JUSTIÇAMENTO, LINCHAMENTO E JUSTIÇA COM AS PRÓPRIAS MÃOS ("Linchamento, recrimino! Elimina-se um ladrão, criam-se dezenas de assassinos". — José Roberto Cercal)
Eu estava animado para dar a minha aula de sociologia naquele terceiro ano do Ensino médio sobre um tema polêmico: o justiçamento, ou seja, a prática de fazer justiça com as próprias mãos, sem respeitar o devido processo legal. Um assunto que pode cair no Enem. Por isso preparei uma apresentação baseada em um autor que defendia que os linchadores também eram criminosos, pois violavam os direitos humanos e a ordem social. E esperava uma discussão produtiva e respeitosa com os meus alunos, mas me deparei com uma situação constrangedora.
Uma aluna, que parecia entediada e desinteressada, levantou a cabeça somente para me contradizer.

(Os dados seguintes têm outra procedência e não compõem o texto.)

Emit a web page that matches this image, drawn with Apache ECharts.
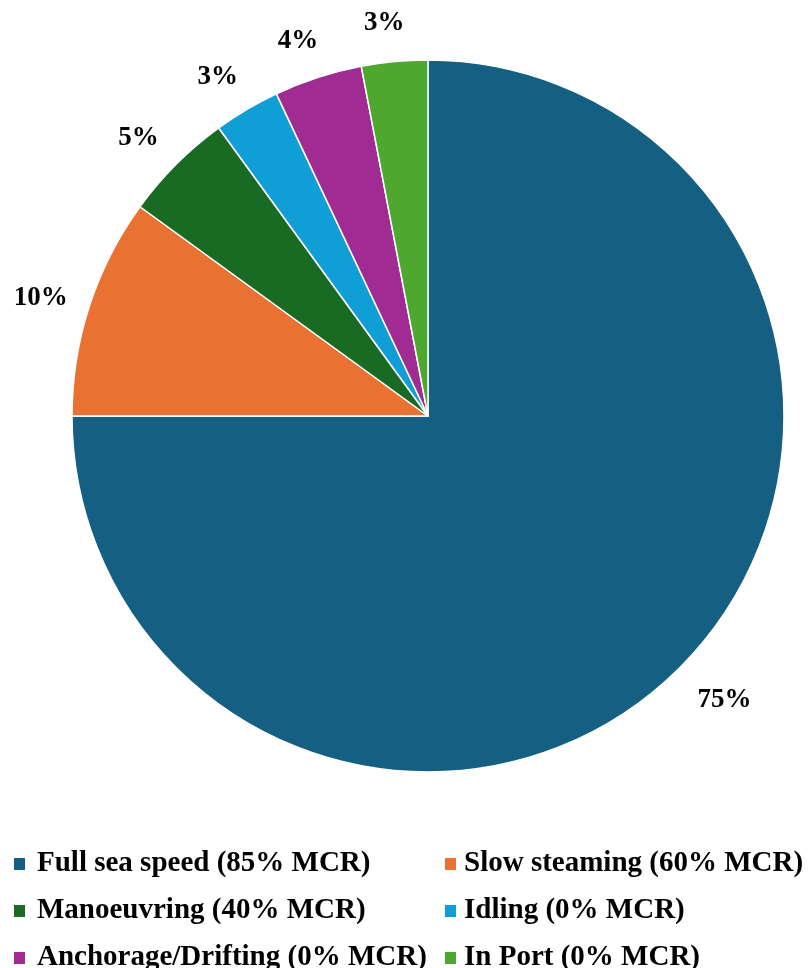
<!DOCTYPE html>
<html>
<head>
<meta charset="utf-8">
<script src="https://cdn.jsdelivr.net/npm/echarts@6/dist/echarts.min.js"></script>
<style>
  html, body { margin: 0; padding: 0; background: #ffffff; }
  #chart { width: 808px; height: 968px; }
</style>
</head>
<body>
<div id="chart"></div>
<script>
const categories = [
  'Full sea speed (85% MCR)',
  'Slow steaming (60% MCR)',
  'Manoeuvring (40% MCR)',
  'Idling (0% MCR)',
  'Anchorage/Drifting (0% MCR)',
  'In Port (0% MCR)'
];
const shares = [75, 10, 5, 3, 4, 3];
const colors = ['#156082', '#E97132', '#196B24', '#0F9ED5', '#A02B93', '#4EA72E'];
const legendLeft = [categories[0], categories[2], categories[4]];
const legendRight = [categories[1], categories[3], categories[5]];

const FONT = '"Liberation Serif", "DejaVu Serif", serif';

const pieData = categories.map((name, i) => ({
  name: name,
  value: shares[i],
  itemStyle: { color: colors[i] }
}));

// label side (left/right of the pie) derived from each slice's mid angle
const total = shares.reduce((a, b) => a + b, 0);
let cum = 0;
const labelData = categories.map((name, i) => {
  const midDeg = 90 - (cum + shares[i] / 2) / total * 360;
  cum += shares[i];
  const dx = Math.cos(midDeg * Math.PI / 180);
  return {
    name: name,
    value: shares[i],
    label: { offset: dx < 0 ? [-6, 6] : [13, 0] }
  };
});

const chart = echarts.init(document.getElementById('chart'), null, { renderer: 'canvas' });

const legendCommon = {
  orient: 'vertical',
  top: 849,
  height: 140,
  padding: 0,
  itemWidth: 13,
  itemHeight: 14,
  itemGap: 17,
  icon: 'rect',
  selectedMode: false,
  textStyle: {
    fontFamily: FONT,
    fontWeight: 'bold',
    fontSize: 29,
    lineHeight: 30,
    color: '#000000'
  }
};

chart.setOption({
  backgroundColor: '#ffffff',
  animation: false,
  legend: [
    Object.assign({}, legendCommon, {
      left: 12,
      data: legendLeft,
      textStyle: Object.assign({}, legendCommon.textStyle, { padding: [0, 0, 0, 6] })
    }),
    Object.assign({}, legendCommon, {
      left: 443,
      data: legendRight,
      textStyle: Object.assign({}, legendCommon.textStyle, { padding: [0, 0, 0, 2] })
    })
  ],
  series: [
    {
      type: 'pie',
      center: [428, 416],
      radius: [0, 356],
      startAngle: 90,
      clockwise: true,
      data: pieData,
      itemStyle: { borderColor: '#ffffff', borderWidth: 1.5 },
      label: { show: false },
      labelLine: { show: false },
      emphasis: { disabled: true }
    },
    {
      type: 'pie',
      center: [428, 416],
      radius: [356, 440],
      startAngle: 90,
      clockwise: true,
      silent: true,
      data: labelData,
      itemStyle: { color: 'rgba(0,0,0,0)', borderWidth: 0 },
      label: {
        show: true,
        position: 'inside',
        formatter: p => p.value + '%',
        fontFamily: FONT,
        fontWeight: 'bold',
        fontSize: 27,
        color: '#000000'
      },
      labelLine: { show: false },
      emphasis: { disabled: true }
    }
  ]
});
</script>
</body>
</html>
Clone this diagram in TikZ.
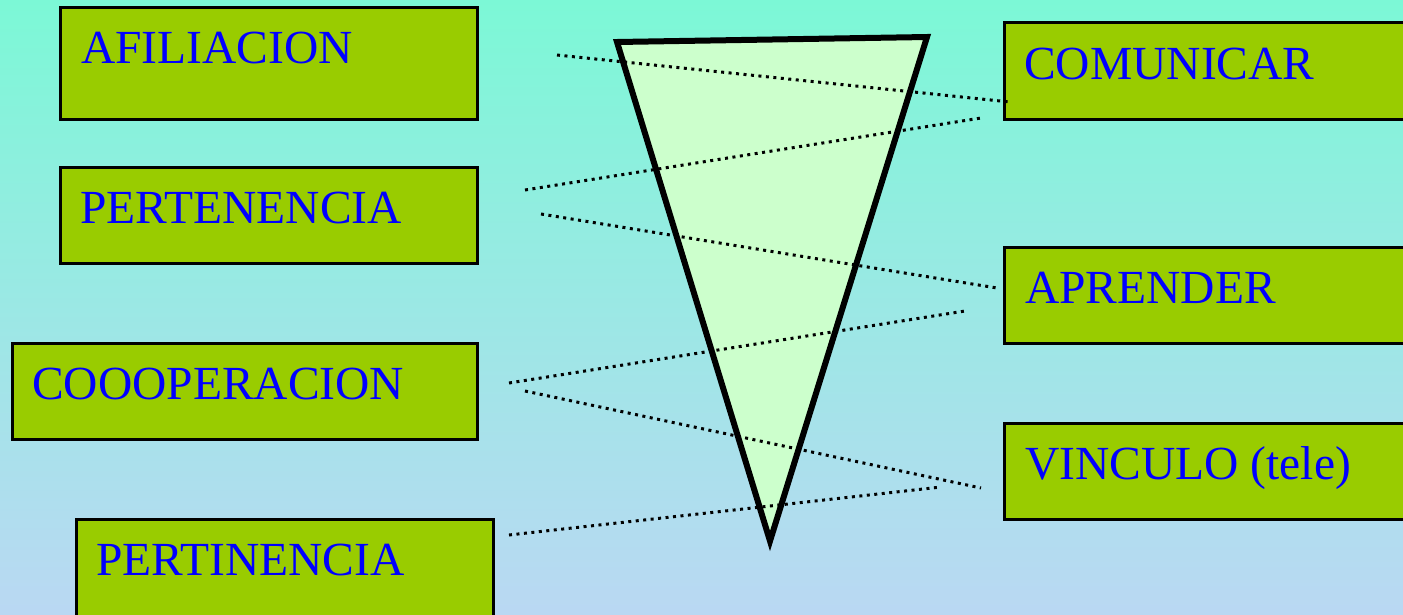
\documentclass[tikz,border=0pt]{standalone}
\usepackage{fontspec}
\setmainfont{Liberation Serif}
\definecolor{bgtop}{RGB}{124,248,214}
\definecolor{bgbot}{RGB}{186,216,243}
\definecolor{boxgreen}{RGB}{153,204,0}
\definecolor{trigreen}{RGB}{204,255,204}
\definecolor{txtblue}{RGB}{0,0,255}
\begin{document}
\begin{tikzpicture}[x=1pt,y=-1pt,
  box/.style={draw=black, line width=3pt, fill=boxgreen, rectangle, inner sep=0pt},
  lbl/.style={anchor=base west, inner sep=0pt, text=txtblue, font=\fontsize{47.5}{50}\selectfont},
  dotline/.style={line width=3pt, dash pattern=on 3pt off 4.5pt, black}]
\useasboundingbox (0,0) rectangle (1403,614);
\clip (0,0) rectangle (1403,614);
\shade[top color=bgtop, bottom color=bgbot] (0,0) rectangle (1403,614);
% left boxes
\node[box, minimum width=417pt, minimum height=112pt] (afil) at (268.5,63) {};
\node[box, minimum width=417pt, minimum height=96pt] (pert) at (268.5,215) {};
\node[box, minimum width=465pt, minimum height=96pt] (coop) at (244.5,391) {};
\node[box, minimum width=417pt, minimum height=112pt] (perti) at (284.5,575) {};
% right boxes
\node[box, minimum width=417pt, minimum height=97pt] (comu) at (1212.5,70.5) {};
\node[box, minimum width=417pt, minimum height=96pt] (apre) at (1212.5,295) {};
\node[box, minimum width=417pt, minimum height=96pt] (vinc) at (1212.5,471) {};
% labels
\node[lbl] (tafil) at (81,63) {AFILIACION};
\node[lbl] (tpert) at (80,223) {PERTENENCIA};
\node[lbl] (tcoop) at (32,399) {COOOPERACION};
\node[lbl] (tperti) at (96,575) {PERTINENCIA};
\node[lbl] (tcomu) at (1024,79) {COMUNICAR};
\node[lbl] (tapre) at (1025,303) {APRENDER};
\node[lbl] (tvinc) at (1025,479) {VINCULO (tele)};
% funnel
\coordinate (tl) at (617,42);
\coordinate (tr) at (927,37);
\coordinate (tb) at (770,541);
\draw[line width=6pt, fill=trigreen, line join=miter] (tl) -- (tr) -- (tb) -- cycle;
% dotted lines
\coordinate (a1) at (557,55);  \coordinate (b1) at (1010,102);
\coordinate (a2) at (525,190); \coordinate (b2) at (981,118);
\coordinate (a3) at (541,214); \coordinate (b3) at (997,288);
\coordinate (a4) at (509,383); \coordinate (b4) at (965,311);
\coordinate (a5) at (525,391); \coordinate (b5) at (981,488);
\coordinate (a6) at (509,535); \coordinate (b6) at (941,487);
\foreach \i in {1,...,6} {\draw[dotline] (a\i) -- (b\i);}
\end{tikzpicture}
\end{document}
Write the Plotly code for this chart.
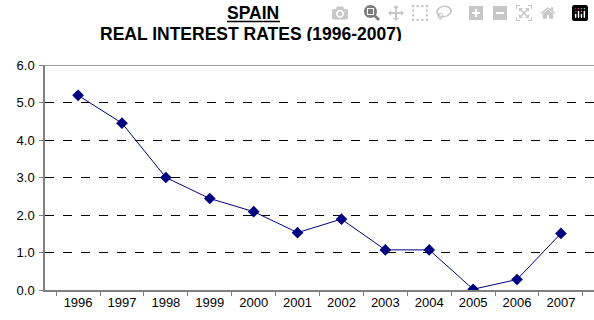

Ela disse, com uma voz firme e desafiadora, que estupradores deviam morrer, e que quem os matava estava fazendo um favor à sociedade. Ela não quis ouvir nenhum argumento contrário, nem se importou com as outras opiniões da turma. Ela simplesmente impôs a sua visão, como se fosse a única verdade absoluta.
Nesse caso, fiquei sem reação. Não sabia como lidar com aquela situação. Se eu concordasse com ela, estaria indo contra os princípios da minha disciplina e da minha ética profissional. Se eu discordasse dela, estaria arriscando ser acusado de apoiar e defender estupradores. Naquele momento me senti encurralado, sem saída. Contudo, não tinha mais condições de continuar a minha aula, apenas me calei e sentei à mesa para dar visto nos cadernos.
Depois daquela situação, perguntei-me como uma aluna tão jovem e inteligente podia ter uma opinião tão radical e intolerante. Será que ela tinha alguma experiência traumática que a fez pensar assim? Será que ela tinha sido influenciada por alguma ideologia ou grupo extremista? Será que ela tinha consciência das consequências do seu pensamento?
Eu fiquei triste e preocupado, poderia ser só uma demonstração de aversão a minha pessoa. Nisso percebi que o meu papel de educador era muito mais difícil do que eu imaginava. Eu não podia simplesmente transmitir conhecimentos e conceitos. Eu tinha que formar cidadãos críticos e conscientes, capazes de dialogar e respeitar as diferenças. Eu tinha que mostrar aos meus alunos que a justiça não se faz com violência, mas com razão e direito. Espero que eles lembre disso na redação do Enem.
Espero, também, que um dia essa aluna possa mudar de opinião, ou pelo menos se abrir para ouvir outras perspectivas. E que ela possa entender que o justiçamento é uma forma de barbárie, que só gera mais ódio e vingança. Que entenda o valor da vida humana, em todas as suas formas e manifestações.